Data shown:

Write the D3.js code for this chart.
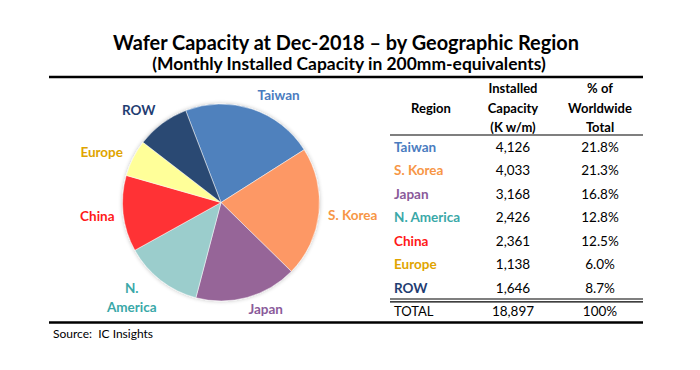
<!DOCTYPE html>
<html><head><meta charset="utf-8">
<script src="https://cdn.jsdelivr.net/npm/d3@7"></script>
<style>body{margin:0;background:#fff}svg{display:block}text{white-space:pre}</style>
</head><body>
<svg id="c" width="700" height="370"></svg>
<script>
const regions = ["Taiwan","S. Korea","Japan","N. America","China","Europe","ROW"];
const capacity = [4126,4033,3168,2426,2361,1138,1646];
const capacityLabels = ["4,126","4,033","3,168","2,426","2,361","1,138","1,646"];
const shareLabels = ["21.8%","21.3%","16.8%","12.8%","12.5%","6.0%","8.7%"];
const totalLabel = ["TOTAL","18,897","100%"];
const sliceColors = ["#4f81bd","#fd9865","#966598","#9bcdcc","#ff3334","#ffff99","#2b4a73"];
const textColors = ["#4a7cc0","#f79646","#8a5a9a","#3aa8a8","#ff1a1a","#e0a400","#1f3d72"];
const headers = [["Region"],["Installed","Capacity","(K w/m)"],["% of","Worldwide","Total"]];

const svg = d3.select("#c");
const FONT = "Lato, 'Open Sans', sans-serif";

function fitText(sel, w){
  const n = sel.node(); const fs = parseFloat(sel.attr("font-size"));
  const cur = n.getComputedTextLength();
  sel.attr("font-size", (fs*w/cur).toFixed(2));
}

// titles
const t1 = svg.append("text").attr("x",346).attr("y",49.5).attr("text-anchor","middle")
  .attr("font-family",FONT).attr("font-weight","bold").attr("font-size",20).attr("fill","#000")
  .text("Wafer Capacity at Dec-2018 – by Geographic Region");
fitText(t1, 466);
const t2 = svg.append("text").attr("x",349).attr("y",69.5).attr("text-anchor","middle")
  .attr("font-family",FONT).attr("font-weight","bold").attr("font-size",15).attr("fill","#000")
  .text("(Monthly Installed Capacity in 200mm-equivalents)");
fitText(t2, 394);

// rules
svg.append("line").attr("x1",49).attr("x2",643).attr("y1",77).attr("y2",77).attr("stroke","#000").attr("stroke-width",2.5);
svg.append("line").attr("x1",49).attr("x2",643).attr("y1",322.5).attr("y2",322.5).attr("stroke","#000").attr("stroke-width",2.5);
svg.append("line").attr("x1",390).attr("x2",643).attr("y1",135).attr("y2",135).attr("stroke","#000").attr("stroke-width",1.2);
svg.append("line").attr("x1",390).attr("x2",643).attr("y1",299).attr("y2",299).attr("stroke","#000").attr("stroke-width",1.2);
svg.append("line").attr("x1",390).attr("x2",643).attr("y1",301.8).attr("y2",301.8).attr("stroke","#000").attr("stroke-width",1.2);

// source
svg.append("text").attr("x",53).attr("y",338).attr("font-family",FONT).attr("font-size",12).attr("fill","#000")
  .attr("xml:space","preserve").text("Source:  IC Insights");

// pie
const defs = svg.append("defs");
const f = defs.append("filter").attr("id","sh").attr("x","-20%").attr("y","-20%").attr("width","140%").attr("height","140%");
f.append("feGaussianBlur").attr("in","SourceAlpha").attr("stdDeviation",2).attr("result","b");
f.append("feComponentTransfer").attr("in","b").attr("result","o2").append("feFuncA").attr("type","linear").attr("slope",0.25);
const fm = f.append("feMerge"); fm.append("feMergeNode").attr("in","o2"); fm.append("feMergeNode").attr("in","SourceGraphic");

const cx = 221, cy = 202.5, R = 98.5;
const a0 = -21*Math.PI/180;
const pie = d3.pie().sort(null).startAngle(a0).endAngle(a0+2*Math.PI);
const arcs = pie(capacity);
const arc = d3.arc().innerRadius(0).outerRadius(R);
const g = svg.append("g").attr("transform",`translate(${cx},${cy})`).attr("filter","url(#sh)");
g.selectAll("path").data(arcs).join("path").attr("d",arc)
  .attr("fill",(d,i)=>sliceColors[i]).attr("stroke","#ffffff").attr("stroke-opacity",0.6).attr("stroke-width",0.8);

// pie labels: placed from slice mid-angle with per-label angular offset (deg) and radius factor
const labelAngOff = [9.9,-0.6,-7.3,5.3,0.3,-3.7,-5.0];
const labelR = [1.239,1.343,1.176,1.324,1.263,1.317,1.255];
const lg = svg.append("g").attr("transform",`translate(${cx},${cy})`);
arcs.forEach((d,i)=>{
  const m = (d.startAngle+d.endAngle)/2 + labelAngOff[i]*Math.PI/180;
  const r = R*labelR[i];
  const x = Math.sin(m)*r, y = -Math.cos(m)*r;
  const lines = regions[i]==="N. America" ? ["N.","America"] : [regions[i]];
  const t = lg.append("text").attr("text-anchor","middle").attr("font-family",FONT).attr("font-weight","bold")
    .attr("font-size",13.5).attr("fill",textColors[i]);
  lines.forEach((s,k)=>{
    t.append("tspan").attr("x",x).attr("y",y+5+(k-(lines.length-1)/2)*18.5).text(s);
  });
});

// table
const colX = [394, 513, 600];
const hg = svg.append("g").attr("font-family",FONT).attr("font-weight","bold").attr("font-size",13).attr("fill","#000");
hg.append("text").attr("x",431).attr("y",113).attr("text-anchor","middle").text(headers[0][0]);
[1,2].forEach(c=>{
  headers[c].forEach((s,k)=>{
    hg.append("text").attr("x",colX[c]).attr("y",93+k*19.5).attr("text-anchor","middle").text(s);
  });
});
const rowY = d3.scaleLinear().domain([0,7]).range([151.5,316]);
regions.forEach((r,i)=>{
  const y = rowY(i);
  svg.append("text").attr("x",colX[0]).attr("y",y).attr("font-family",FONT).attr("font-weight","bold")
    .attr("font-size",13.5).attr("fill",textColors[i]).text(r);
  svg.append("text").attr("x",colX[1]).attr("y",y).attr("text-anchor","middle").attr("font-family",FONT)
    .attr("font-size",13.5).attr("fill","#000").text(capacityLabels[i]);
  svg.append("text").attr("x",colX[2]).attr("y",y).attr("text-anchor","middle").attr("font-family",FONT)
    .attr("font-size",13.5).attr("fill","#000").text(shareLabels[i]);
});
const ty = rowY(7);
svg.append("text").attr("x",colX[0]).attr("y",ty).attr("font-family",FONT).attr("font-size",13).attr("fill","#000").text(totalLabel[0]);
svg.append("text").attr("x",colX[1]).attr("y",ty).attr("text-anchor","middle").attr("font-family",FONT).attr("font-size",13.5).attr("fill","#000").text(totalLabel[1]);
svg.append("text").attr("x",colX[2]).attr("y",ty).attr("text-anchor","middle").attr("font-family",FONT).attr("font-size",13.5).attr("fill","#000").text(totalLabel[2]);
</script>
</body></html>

Request: Reproduce the full listing above verbatim, with no pictures included.

Answer in full:
Write the D3.js code for this chart.
<!DOCTYPE html>
<html><head><meta charset="utf-8">
<script src="https://cdn.jsdelivr.net/npm/d3@7"></script>
<style>body{margin:0;background:#fff}svg{display:block}text{white-space:pre}</style>
</head><body>
<svg id="c" width="700" height="370"></svg>
<script>
const regions = ["Taiwan","S. Korea","Japan","N. America","China","Europe","ROW"];
const capacity = [4126,4033,3168,2426,2361,1138,1646];
const capacityLabels = ["4,126","4,033","3,168","2,426","2,361","1,138","1,646"];
const shareLabels = ["21.8%","21.3%","16.8%","12.8%","12.5%","6.0%","8.7%"];
const totalLabel = ["TOTAL","18,897","100%"];
const sliceColors = ["#4f81bd","#fd9865","#966598","#9bcdcc","#ff3334","#ffff99","#2b4a73"];
const textColors = ["#4a7cc0","#f79646","#8a5a9a","#3aa8a8","#ff1a1a","#e0a400","#1f3d72"];
const headers = [["Region"],["Installed","Capacity","(K w/m)"],["% of","Worldwide","Total"]];

const svg = d3.select("#c");
const FONT = "Lato, 'Open Sans', sans-serif";

function fitText(sel, w){
  const n = sel.node(); const fs = parseFloat(sel.attr("font-size"));
  const cur = n.getComputedTextLength();
  sel.attr("font-size", (fs*w/cur).toFixed(2));
}

// titles
const t1 = svg.append("text").attr("x",346).attr("y",49.5).attr("text-anchor","middle")
  .attr("font-family",FONT).attr("font-weight","bold").attr("font-size",20).attr("fill","#000")
  .text("Wafer Capacity at Dec-2018 – by Geographic Region");
fitText(t1, 466);
const t2 = svg.append("text").attr("x",349).attr("y",69.5).attr("text-anchor","middle")
  .attr("font-family",FONT).attr("font-weight","bold").attr("font-size",15).attr("fill","#000")
  .text("(Monthly Installed Capacity in 200mm-equivalents)");
fitText(t2, 394);

// rules
svg.append("line").attr("x1",49).attr("x2",643).attr("y1",77).attr("y2",77).attr("stroke","#000").attr("stroke-width",2.5);
svg.append("line").attr("x1",49).attr("x2",643).attr("y1",322.5).attr("y2",322.5).attr("stroke","#000").attr("stroke-width",2.5);
svg.append("line").attr("x1",390).attr("x2",643).attr("y1",135).attr("y2",135).attr("stroke","#000").attr("stroke-width",1.2);
svg.append("line").attr("x1",390).attr("x2",643).attr("y1",299).attr("y2",299).attr("stroke","#000").attr("stroke-width",1.2);
svg.append("line").attr("x1",390).attr("x2",643).attr("y1",301.8).attr("y2",301.8).attr("stroke","#000").attr("stroke-width",1.2);

// source
svg.append("text").attr("x",53).attr("y",338).attr("font-family",FONT).attr("font-size",12).attr("fill","#000")
  .attr("xml:space","preserve").text("Source:  IC Insights");

// pie
const defs = svg.append("defs");
const f = defs.append("filter").attr("id","sh").attr("x","-20%").attr("y","-20%").attr("width","140%").attr("height","140%");
f.append("feGaussianBlur").attr("in","SourceAlpha").attr("stdDeviation",2).attr("result","b");
f.append("feComponentTransfer").attr("in","b").attr("result","o2").append("feFuncA").attr("type","linear").attr("slope",0.25);
const fm = f.append("feMerge"); fm.append("feMergeNode").attr("in","o2"); fm.append("feMergeNode").attr("in","SourceGraphic");

const cx = 221, cy = 202.5, R = 98.5;
const a0 = -21*Math.PI/180;
const pie = d3.pie().sort(null).startAngle(a0).endAngle(a0+2*Math.PI);
const arcs = pie(capacity);
const arc = d3.arc().innerRadius(0).outerRadius(R);
const g = svg.append("g").attr("transform",`translate(${cx},${cy})`).attr("filter","url(#sh)");
g.selectAll("path").data(arcs).join("path").attr("d",arc)
  .attr("fill",(d,i)=>sliceColors[i]).attr("stroke","#ffffff").attr("stroke-opacity",0.6).attr("stroke-width",0.8);

// pie labels: placed from slice mid-angle with per-label angular offset (deg) and radius factor
const labelAngOff = [9.9,-0.6,-7.3,5.3,0.3,-3.7,-5.0];
const labelR = [1.239,1.343,1.176,1.324,1.263,1.317,1.255];
const lg = svg.append("g").attr("transform",`translate(${cx},${cy})`);
arcs.forEach((d,i)=>{
  const m = (d.startAngle+d.endAngle)/2 + labelAngOff[i]*Math.PI/180;
  const r = R*labelR[i];
  const x = Math.sin(m)*r, y = -Math.cos(m)*r;
  const lines = regions[i]==="N. America" ? ["N.","America"] : [regions[i]];
  const t = lg.append("text").attr("text-anchor","middle").attr("font-family",FONT).attr("font-weight","bold")
    .attr("font-size",13.5).attr("fill",textColors[i]);
  lines.forEach((s,k)=>{
    t.append("tspan").attr("x",x).attr("y",y+5+(k-(lines.length-1)/2)*18.5).text(s);
  });
});

// table
const colX = [394, 513, 600];
const hg = svg.append("g").attr("font-family",FONT).attr("font-weight","bold").attr("font-size",13).attr("fill","#000");
hg.append("text").attr("x",431).attr("y",113).attr("text-anchor","middle").text(headers[0][0]);
[1,2].forEach(c=>{
  headers[c].forEach((s,k)=>{
    hg.append("text").attr("x",colX[c]).attr("y",93+k*19.5).attr("text-anchor","middle").text(s);
  });
});
const rowY = d3.scaleLinear().domain([0,7]).range([151.5,316]);
regions.forEach((r,i)=>{
  const y = rowY(i);
  svg.append("text").attr("x",colX[0]).attr("y",y).attr("font-family",FONT).attr("font-weight","bold")
    .attr("font-size",13.5).attr("fill",textColors[i]).text(r);
  svg.append("text").attr("x",colX[1]).attr("y",y).attr("text-anchor","middle").attr("font-family",FONT)
    .attr("font-size",13.5).attr("fill","#000").text(capacityLabels[i]);
  svg.append("text").attr("x",colX[2]).attr("y",y).attr("text-anchor","middle").attr("font-family",FONT)
    .attr("font-size",13.5).attr("fill","#000").text(shareLabels[i]);
});
const ty = rowY(7);
svg.append("text").attr("x",colX[0]).attr("y",ty).attr("font-family",FONT).attr("font-size",13).attr("fill","#000").text(totalLabel[0]);
svg.append("text").attr("x",colX[1]).attr("y",ty).attr("text-anchor","middle").attr("font-family",FONT).attr("font-size",13.5).attr("fill","#000").text(totalLabel[1]);
svg.append("text").attr("x",colX[2]).attr("y",ty).attr("text-anchor","middle").attr("font-family",FONT).attr("font-size",13.5).attr("fill","#000").text(totalLabel[2]);
</script>
</body></html>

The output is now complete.